The long-running supremacy tussle between two foremost Yoruba monarchs, the Alaafin of Oyo, Oba Akeem Owoade, and the Ooni of Ife, Oba Enitan Ogunwusi, deepened on Wednesday after the expiration of a 48-hour ultimatum issued by the Alaafin.
The monarch had demanded that the Ooni revoke the Okanlomo of Yorubaland title conferred on Ibadan businessman, Engr Dotun Sanusi. With the deadline now over, the Alaafin’s palace has indicated plans to publish what it described as a Supreme Court ruling affirming his authority over pan-Yoruba chieftaincy titles.
Alaafin insists on supremacy
The Alaafin, through his media aide, Mr Bode Durojaiye, maintained that only his stool holds the authority to bestow titles bearing the “Yorubaland” designation.
“The Alaafin will not tolerate a breach of the Supreme Court’s pronouncement on this matter. The Ooni’s powers are limited to the former Oranmiyan Local Government Area, now split into Ife Central, Ife North, and Ife South,” the statement read.
Sources from the Oyo palace confirmed that the monarch had met with senior chiefs to deliberate on releasing the ruling, which he believes affirms his position as “emperor and ruler of the Yoruba race.”
Atóbaáse backs Alaafin’s position
The Atóbaáse of Yorubaland, Babajide Agunbiade, threw his weight behind the Alaafin, stressing his political and historical supremacy.
He said: “The Alaafin’s role as paramount ruler is indisputable. While the Ooni remains revered as custodian of Yoruba spiritual heritage, the Alaafin’s authority stems from the Oyo Empire, whose reach once extended across Yorubaland, Dahomey, Offa and parts of Kogi State.
“The issuance of Yoruba-wide titles is a prerogative reserved for the Alaafin, as the Emperor and ruler of the Yoruba people.”
Agunbiade further advised the monarch to consider legal action against what he described as the Ooni’s overreach.
Legal counter: ‘No Supreme Court backing’
But a prominent Abuja-based lawyer, Pelumi Olajengbesi, dismissed the Alaafin’s claims, insisting that no such ruling of the apex court exists.
“With the greatest respect, the oft-cited Supreme Court decision that purportedly vested Alaafin authority now exaggerated must be properly confined to its facts,” he said.
“Judicial pronouncements are case-specific, and no ratio decidendi of that Court has ever declared the Alaafin the sole custodian of Yoruba legitimacy. No statute in any Yoruba-speaking state vests exclusive authority in the Alaafin to confer titles of pan-Yoruba significance, and the Court cannot by judicial fiat extend such jurisdiction.

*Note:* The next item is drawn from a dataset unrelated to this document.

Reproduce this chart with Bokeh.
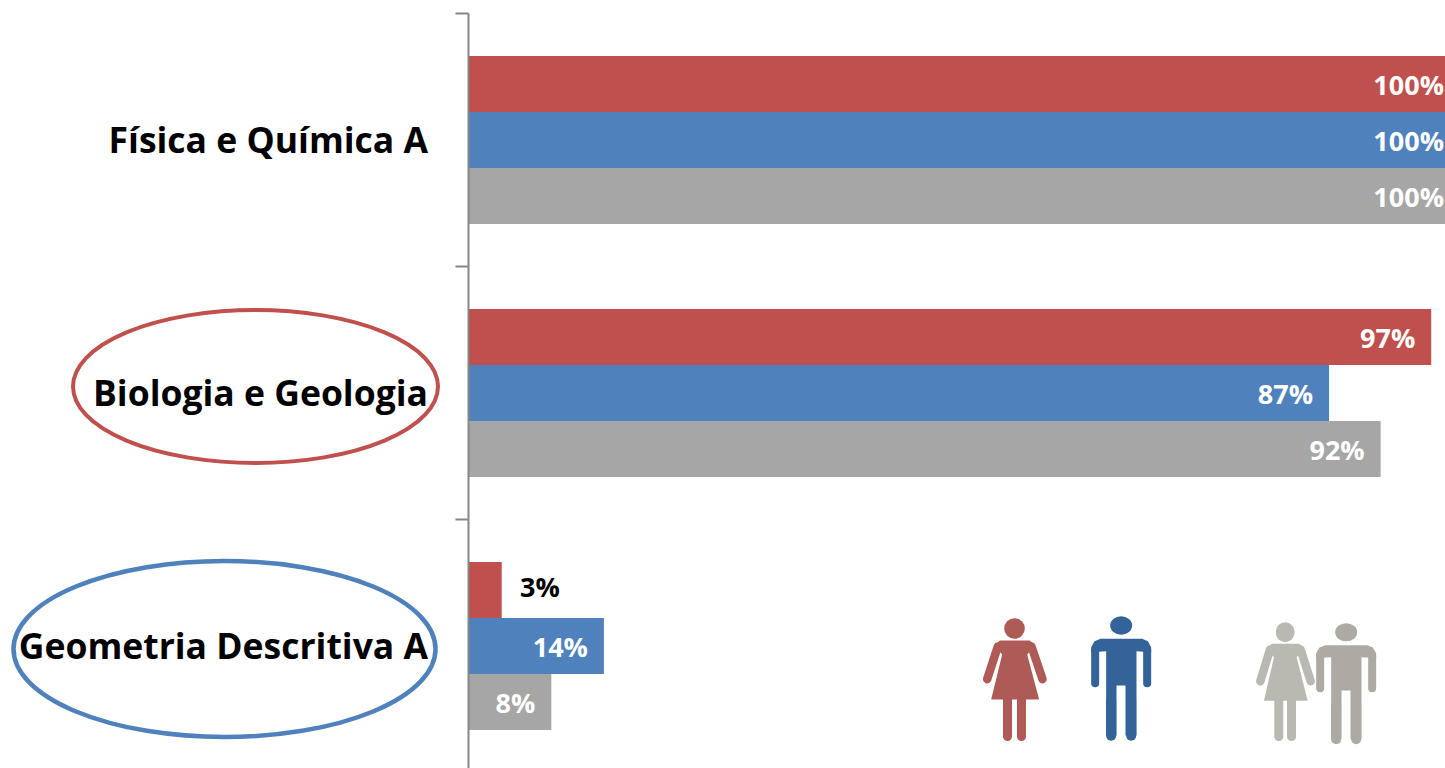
from bokeh.plotting import figure
from bokeh.models import FixedTicker, LinearAxis, ColumnDataSource
from bokeh.transform import dodge
from bokeh.core.properties import value
from bokeh.embed import file_html
from bokeh.resources import INLINE

categories = ["Física e Química A", "Biologia e Geologia", "Geometria Descritiva A"]
feminino = [100, 97.1, 3.4]
masculino = [100, 86.8, 13.7]
total = [100, 92.0, 8.4]
feminino_labels = ["100%", "97%", "3%"]
masculino_labels = ["100%", "87%", "14%"]
total_labels = ["100%", "92%", "8%"]

RED, BLUE, GREY = "#C0504D", "#4F81BD", "#A6A6A6"
W, H = 1445, 768
X0, PX_PER_PCT = 467.5, 9.92
Y0, PX_PER_CAT = 13, 253


def X(px):
    return (px - X0) / PX_PER_PCT


def Y(py):
    return (py - Y0) / PX_PER_CAT


p = figure(width=W, height=H, output_backend="svg", toolbar_location=None,
           x_range=(X(0), X(W)), y_range=(Y(H), Y(0)),
           min_border=0, min_border_left=0, min_border_right=0,
           min_border_top=0, min_border_bottom=0,
           outline_line_color=None, background_fill_color="white",
           border_fill_color="white", x_axis_location=None, y_axis_location=None)
p.styles = {"position": "absolute", "left": "0px", "top": "0px"}
p.grid.visible = False

centers = [i + 0.5 for i in range(len(categories))]
bar_h = 56 / PX_PER_CAT
series = [
    (feminino, feminino_labels, RED, -bar_h),
    (masculino, masculino_labels, BLUE, 0.0),
    (total, total_labels, GREY, bar_h),
]
FONT = value("Open Sans")
for vals, labs, col, off in series:
    src = ColumnDataSource(dict(y=centers, v=vals, t=labs,
                                c=["black" if v < 5 else "white" for v in vals],
                                dx=[58 if v < 5 else -16 for v in vals],
                                dy=[-4 if v < 5 else 0 for v in vals]))
    yy = dodge("y", off, range=p.y_range)
    p.hbar(y=yy, left=0, right="v", height=bar_h, color=col, line_color=None, source=src)
    p.text(x="v", y=dodge("y", off, range=p.y_range), text="t", source=src,
           text_color="c", text_font=FONT, text_font_style="bold", text_font_size="27px",
           text_baseline="middle", text_align="right", x_offset="dx", y_offset="dy")

label_ticks = [c - 1 / PX_PER_CAT for c in centers]
axis = LinearAxis(fixed_location=0, bounds=(0, 3))
axis.ticker = FixedTicker(ticks=label_ticks, minor_ticks=[0, 1, 2, 3])
axis.major_label_overrides = {c: t for c, t in zip(label_ticks, categories)}
axis.axis_line_color = "#868686"
axis.axis_line_width = 2
axis.major_tick_line_color = None
axis.major_tick_in = 0
axis.major_tick_out = 0
axis.minor_tick_line_color = "#868686"
axis.minor_tick_line_width = 2
axis.minor_tick_in = 0
axis.minor_tick_out = 13
axis.major_label_standoff = 27
axis.major_label_text_color = "black"
axis.major_label_text_font = "Open Sans"
axis.major_label_text_font_style = "bold"
axis.major_label_text_font_size = "35.5px"
p.add_layout(axis, "left")

# category highlight ellipses
p.ellipse(x=[X(255)], y=[Y(386)], width=[365 / PX_PER_PCT], height=[153 / PX_PER_CAT],
          fill_color=None, line_color=RED, line_width=4)
p.ellipse(x=[X(224)], y=[Y(648.5)], width=[422 / PX_PER_PCT], height=[176 / PX_PER_CAT],
          fill_color=None, line_color=BLUE, line_width=4.5)


# pictograms (zoom coords -> page px -> data)
def woman(fx, fy, col):
    def P(x, y):
        px, py = fx(x), fy(y)
        return X(px), Y(py)
    dress = [(118, 120), (208, 120), (224, 135), (200, 162), (236, 297), (92, 297), (125, 162), (102, 135)]
    pts = [P(*d) for d in dress]
    p.patch([a for a, _ in pts], [b for _, b in pts], color=col, line_color=None)
    for (x1, y1, x2, y2, w) in [(112, 138, 80, 236, 8.5), (213, 138, 246, 236, 8.5),
                                (141, 290, 141, 408, 9), (183, 290, 183, 408, 9)]:
        a, b = P(x1, y1), P(x2, y2)
        p.line([a[0], b[0]], [a[1], b[1]], line_color=col, line_width=w, line_cap="round")
    cx, cy = P(162, 84)
    p.ellipse(x=[cx], y=[cy], width=[(fx(193) - fx(131)) / PX_PER_PCT],
              height=[(fy(115) - fy(53)) / PX_PER_CAT], color=col, line_color=None)


def man(fx, fy, col):
    def P(x, y):
        px, py = fx(x), fy(y)
        return X(px), Y(py)
    body = [(420, 115), (545, 115), (562, 122), (572, 140), (572, 155), (528, 152), (528, 405), (495, 405),
            (495, 255), (468, 255), (468, 405), (437, 405), (437, 152), (392, 155), (392, 140), (402, 122)]
    pts = [P(*d) for d in body]
    p.patch([a for a, _ in pts], [b for _, b in pts], color=col, line_color=None)
    for (x1, y1, x2, y2, w) in [(404, 150, 404, 248, 8), (560, 150, 560, 248, 8),
                                (452, 300, 452, 406, 10), (512, 300, 512, 406, 10)]:
        a, b = P(x1, y1), P(x2, y2)
        p.line([a[0], b[0]], [a[1], b[1]], line_color=col, line_width=w, line_cap="round")
    cx, cy = P(482, 75)
    p.ellipse(x=[cx], y=[cy], width=[(fx(515) - fx(449)) / PX_PER_PCT],
              height=[(fy(103) - fy(47)) / PX_PER_CAT], color=col, line_color=None)


def zx(ox=0.0, s=1.0, c=0.0):
    return lambda x: 960 + (ox + c + (x - ox) * s) / 3


def zy(oy=0.0, s=1.0, c=0.0):
    return lambda y: 600 + (oy + c + (y - oy) * s) / 3


woman(zx(), zy(), "#AE5A56")
man(zx(), zy(), "#336399")
woman(zx(162, 0.91, 812), zy(418, 0.967), "#B9B9B1")
man(zx(482, 1.0, 675), zy(415, 0.97, 10), "#ACAAA2")

open("out.html", "w").write(file_html(p, INLINE))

“The law is clear, history is unambiguous, and jurisprudence is settled. The Ooni of Ife has not usurped power; he has exercised it intra vires—lawfully, historically, and culturally. He remains the ancestral father of the Yoruba nation, and his competence to confer honours symbolic of unity is beyond reproach.”
Olajengbesi urged the Alaafin to seek proper counsel, noting that Ile-Ife is universally recognised as the cradle of the Yoruba people.
Tensions rising in Yorubaland
The controversy erupted after the Ooni conferred the Okanlomo of Yorubaland title on Sanusi, an influential Ibadan businessman and philanthropist.
While the Alaafin views the action as a breach of his authority, the Ooni’s supporters insist that his ancestral and spiritual role gives him the right to confer honours of pan-Yoruba significance.
The unfolding dispute has reignited debate over the historical balance of power between the two revered stools.
Observers now await whether the Alaafin will indeed release the court ruling and whether the matter could escalate into a legal and cultural showdown within Yorubaland.